Dünyalık olan gönül, boş heveslerle geçirilebilecek şeyler olmasın. Daha çok kalıcı olan şeylerden olsun. Para, mal, mülk bunlar; gönüllerin yorulacağı, kırılacağı yerler olup daha çok insanların gönüllerine girmek için ve orada kalıcı olabilmek için çabalanması gereken durumlardır. Ne zaman ki; bir insanın gönlünde taht kurabildik, işte o zaman dünyalık olan gönül; ahretliğe ulaşır. Zaten bizim telakki edeceğimiz ve varacağımız mecra; ahretlik olsun ki, kalıcı olabilelim.

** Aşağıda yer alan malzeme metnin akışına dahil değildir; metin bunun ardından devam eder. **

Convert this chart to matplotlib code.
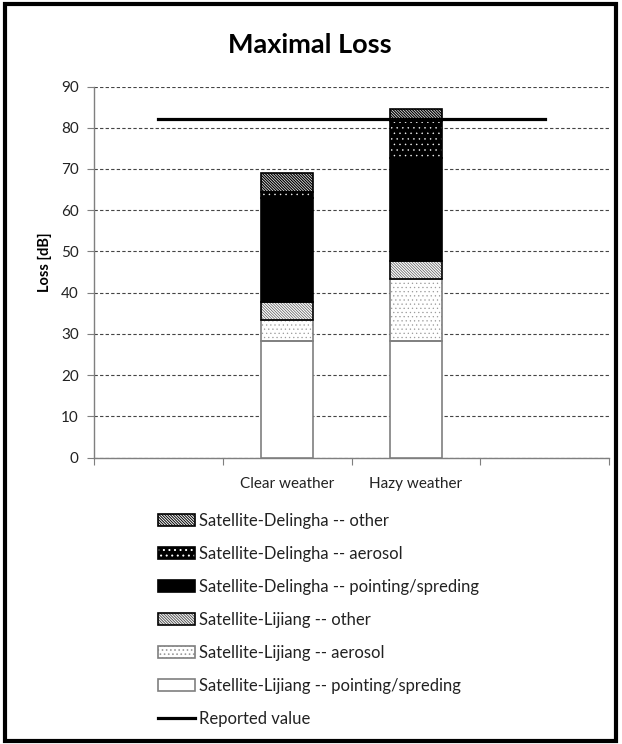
import matplotlib
matplotlib.use("Agg")
import matplotlib.pyplot as plt
from matplotlib.patches import Rectangle
from matplotlib.lines import Line2D
from matplotlib.legend_handler import HandlerTuple
import numpy as np

plt.rcParams['font.family'] = ['Lato', 'DejaVu Sans']

categories = ["", "Clear weather", "Hazy weather", ""]
bar_cats = [1, 2]  # indices of categories that carry bars
lij_pointing = [28.4, 28.4]
lij_aerosol = [4.9, 14.9]
lij_other = [4.5, 4.4]
del_pointing = [25.2, 24.9]
del_aerosol = [1.5, 9.0]
del_other = [4.5, 3.0]
reported = [82, 82, 82, 82]

series_labels = [
    "Satellite-Lijiang -- pointing/spreding",
    "Satellite-Lijiang -- aerosol",
    "Satellite-Lijiang -- other",
    "Satellite-Delingha -- pointing/spreding",
    "Satellite-Delingha -- aerosol",
    "Satellite-Delingha -- other",
]
yticks = list(range(0, 91, 10))

W, H = 622, 744
fig = plt.figure(figsize=(W / 100, H / 100), dpi=100)
ax = fig.add_axes([94 / W, 1 - 457.7 / H, (609 - 94) / W, (457.7 - 86.5) / H])

# styles: (face, hatch, hatchcolor, edge, hatch linewidth)
styles = [
    ("white", None, None, "#7f7f7f", 1.0),
    ("white", "....", "#9a9a9a", "#7f7f7f", 0.4),
    ("white", "\\" * 12, "#555555", "black", 0.5),
    ("black", None, None, "black", 1.0),
    ("black", "...", "white", "black", 0.3),
    ("white", "\\" * 12, "black", "black", 0.9),
]
series = [lij_pointing, lij_aerosol, lij_other, del_pointing, del_aerosol, del_other]


def set_hlw(p, lw):
    if hasattr(p, "set_hatch_linewidth"):
        p.set_hatch_linewidth(lw)


x = np.array(bar_cats, dtype=float)
bottom = np.zeros(len(x))
width = 0.4
handles = []
for vals, (fc, hatch, hc, ec, hlw) in zip(series, styles):
    vals = np.array(vals)
    plt.rcParams['hatch.linewidth'] = hlw
    if hatch:
        bc = ax.bar(x, vals, width, bottom=bottom, color=fc, edgecolor=hc,
                    hatch=hatch, linewidth=0, zorder=3)
        for p in bc:
            set_hlw(p, hlw)
        hp = Rectangle((0, 0), 1, 1, facecolor=fc, edgecolor=hc, hatch=hatch, linewidth=0)
        set_hlw(hp, hlw)
    else:
        hp = None
    ax.bar(x, vals, width, bottom=bottom, color=(fc if not hatch else "none"),
           edgecolor=ec, linewidth=1.2, zorder=4)
    op = Rectangle((0, 0), 1, 1, facecolor=(fc if not hatch else "none"),
                   edgecolor=ec, linewidth=1.2)
    handles.append((hp, op) if hp is not None else (op,))
    bottom = bottom + vals
plt.rcParams['hatch.linewidth'] = 0.7

# reported value line across category centres
ax.plot(np.arange(len(categories)), reported, color="black", lw=2.3, zorder=5)

ax.set_xlim(-0.5, len(categories) - 0.5)
ax.set_ylim(0, 90)
ax.set_yticks(yticks)
ax.set_yticklabels([str(v) for v in yticks], fontsize=11, color="#222222")
ax.yaxis.grid(True, linestyle=(0, (3, 2)), color="#444444", linewidth=0.8, zorder=0)
ax.set_axisbelow(True)

ax.set_xticks(np.arange(len(categories) + 1) - 0.5)
ax.set_xticklabels([])
ax.set_xticks(np.arange(len(categories)), minor=True)
ax.set_xticklabels(categories, minor=True, fontsize=11, color="#222222")
ax.tick_params(axis="x", which="minor", length=0, pad=14)
ax.tick_params(axis="x", which="major", length=5, color="#7f7f7f", direction="out")
ax.tick_params(axis="y", length=5, color="#7f7f7f", direction="out", pad=6)

for s in ["top", "right"]:
    ax.spines[s].set_visible(False)
for s in ["left", "bottom"]:
    ax.spines[s].set_color("#7f7f7f")
    ax.spines[s].set_linewidth(1.0)

fig.text(310 / W, 1 - 45 / H, "Maximal Loss", ha="center", va="center",
         fontsize=19.5, fontweight="bold")
fig.text(45 / W, 1 - 262 / H, "Loss [dB]", ha="center", va="center",
         rotation=90, fontsize=10.5, fontweight="bold")

leg_handles = handles[::-1] + [Line2D([0], [0], color="black", lw=2.3)]
leg_labels = series_labels[::-1] + ["Reported value"]
leg = fig.legend(leg_handles, leg_labels, loc="upper left",
                 bbox_to_anchor=(158 / W, 1 - 513 / H),
                 frameon=False, fontsize=12, handlelength=2.2, handleheight=0.7,
                 handletextpad=0.25, labelspacing=1.02, borderpad=0, borderaxespad=0,
                 handler_map={tuple: HandlerTuple(ndivide=1, pad=0)})
for t in leg.get_texts():
    t.set_color("#222222")

# outer frame
fig.patches.append(Rectangle((5 / W, 3 / H), 611 / W, 737 / H, transform=fig.transFigure,
                             fill=False, edgecolor="black", linewidth=3))

fig.savefig("out.png", dpi=100)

Toplum değişime uğramaya başladığını fark ettiğimden beri; insanların gönüllerinde kalıcı olmaya çalışmak, lazım geldiğini idrak ettim. Buradan yola çıkarak sermayemin ne olduğunu anlamaya çalıştım. Sermayesi olmayan insanın, hayata tutunması ve ahirete olan yolu tıkanma noktasına gelmiştir.

Öncelikle, günümüz toplumlarının oluşturduğu yeni bir Türkiye ortaya çıktı. Özellikle gençlerin söz sahibi olduğu konuların başında; ‘flört etme’ gelmektedir. Kız veya erkeğin ilk bakışmalarından sonra meydana gelen kıvılcımların; etrafa saçılarak, topluma aks ettirilerek gelen arkadaşlık, flört etme düzeyine gelmektedir. Bir gencin evlenme isteğini geri çevirip; ‘önce flört etmeliyiz’ lafını atan genç, toplumda yeteri kadar ahlakı kazanmanın yanında bilinç olarak da akıl baliğ olamamıştır. Bakın burada; ‘flört etmeyin’ demiyorum, sakın yanlış anlaşılmasın. Burada dikkatinizi çekmek istediğim konu; flört etmeden de bir takım ilişkiler sürdürülebilir olduğunu göstermeye çalışıyorum.

Toplumdaki ahlaki kavramları yitirip, benliğimize ve gönül hanemize yazdıramadığımız kelimeleri yitirmiş bulunmaktayız. Öyle bir toplum oluşturmuşuz ki; bunun adına flördistan desek, ayıp olmaz. Sermayemiz belli, dertlerimizi de böyle ufak tefek şeyleri büyütüp kendimize dayatırsak işin içinden çıkamayız. Dünyalık dertlerimizi sermayemizle yersek; iflas bayrağını en yakında zamanda çekip, intiharın eşiğine gelmiş oluruz.

Flördistan, tam da dünyalık dertlerin bulunduğu bir yer. Para, mal, mülk, aş ve en çokta aşkın ön planda tutulduğu bir sermaye! Bu mekânda yaşayabilen olmamıştır. Sermayesini gönülleri fethetmekle uğraşan insanlar, dertlerinin çoğalmasının yanında huzuru da bulduğunu fark edeceklerdir.